Once I had the transformers in place I decided to proceed with the filament wiring. I had some green and black solid core wire, so I used that to make the connections. Twisting the green wires from the power transformer wasn’t so easy as they are stranded. Stranded wire doesn’t seem to like keeping its form once twisted. We’ve all experienced a neatly coiled wire that transforms into a tangle once you let go of it. Luckily though the run from the PT to the pilot light is short. Twisting the black/green solid core was a breeze in comparison and I soon had plenty of wire to connect the pilot light to the output tube and the first preamp tube.
Green wires from the PT, to the pilot light, then my green/black wires going to the tube sockets.
Filament wiring at the output tube socket.

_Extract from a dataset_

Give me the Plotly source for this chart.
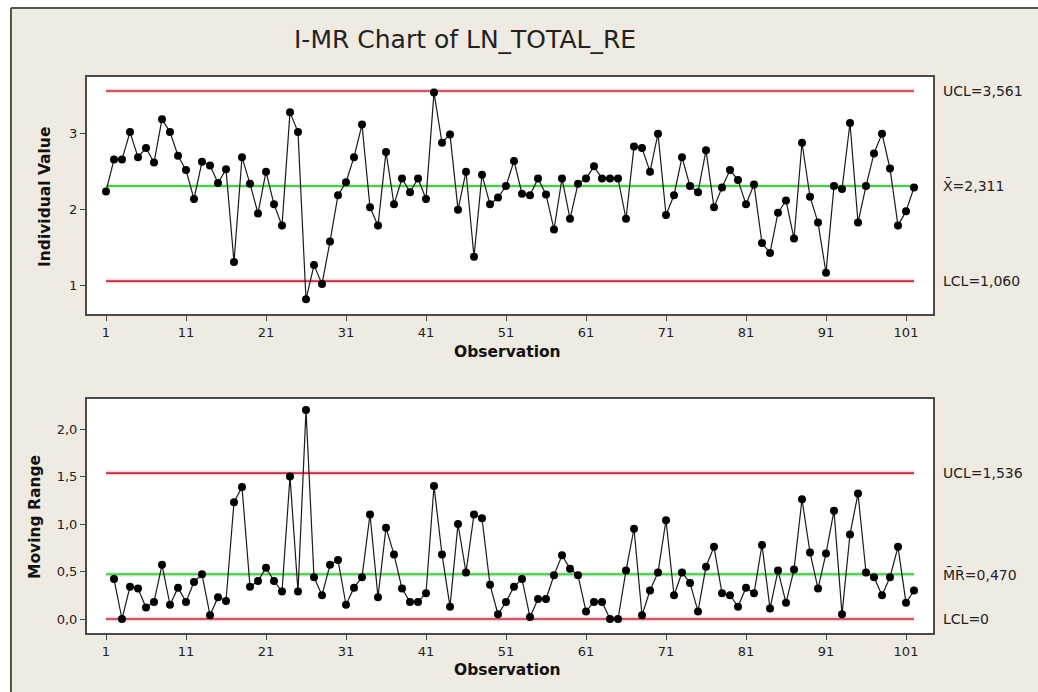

Overall I was very pleased with the weekend’s progress. It’s really starting to look like an amp now! I’ll have the missing/wrong components in order this week, and I might even be able to get some sound out of it within a couple of weeks, time allowing.
The PT and OT in their new homes. You can see the full effect of the hammered black paint.
Chassis so far. I must order some proper knobs for it.